The attorneys and agents sat down in the stark conference room at Miami’s federal courthouse for the session. Chucky walked into the room wearing a dun khaki federal detention center–issued uniform and took his seat. While Baechtle had spent time with Chucky during the initial interview, Naples had no firsthand experience with their suspect.
8
As Chucky began addressing the room, the FBI agent noticed something odd: Chucky spoke with confidence and didn’t seem to recognize that those gathered in the room could incarcerate him for the rest of his life.

Naples thought, This is going to be a very interesting interview.

Chucky informed those gathered that he believed everyone assembled had been appointed directly by President Bush. He unpacked this idea, according to Naples, drifting into a quasi-legal argument, all the while trying to evince an educated air to the audience of attorneys and federal agents. He dropped phrases and terms that didn’t fit with his intended meaning. It quickly became clear that he had no idea how to correctly assemble thoughts into words and was not at all self-conscious of this fact. In very real terms, he was out of his element. In Liberia, where the literacy rate hovered at 20 percent, he could pass for educated, parroting the language and ideas of his father. Those who did see through him wouldn’t dare speak up. But here the charade did not hold up well.

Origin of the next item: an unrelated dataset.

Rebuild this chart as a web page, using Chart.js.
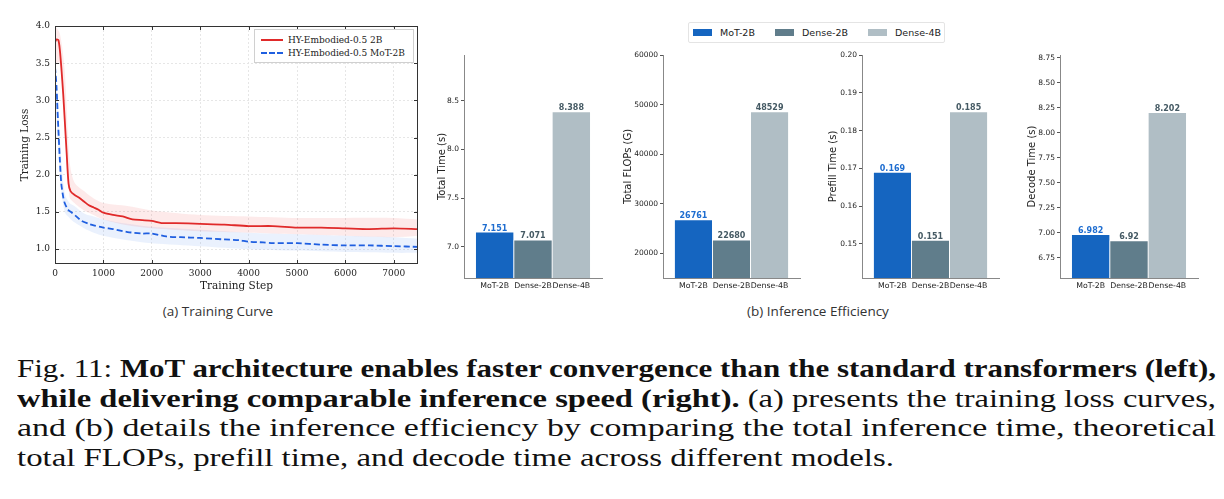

“It was awkward,” the agent said.

During a break in the session, Chucky ventured small talk with Agent Naples. In a preliminary hearing, he had learned about Naples’s background. He told Naples he “wanted his [own] son to go to West Point.”

By Chucky’s account, he declined to cooperate with the government in exchange for a ten-year sentence; the U.S. attorney’s office would not comment on any potential plea.
9
“There is intense anger based on my declines [
sic
],” he wrote in a letter from federal detention, with the same incomprehensibility, shortly after the session. “Now the question arises, am I a big fish in Liberia, and among panafricanists [
sic
] in the region, my response is I’m a mere tadpole in a vast ocean, filed [
sic
] w/ sharks, scavengers, and whales, pounded by hurricanes.”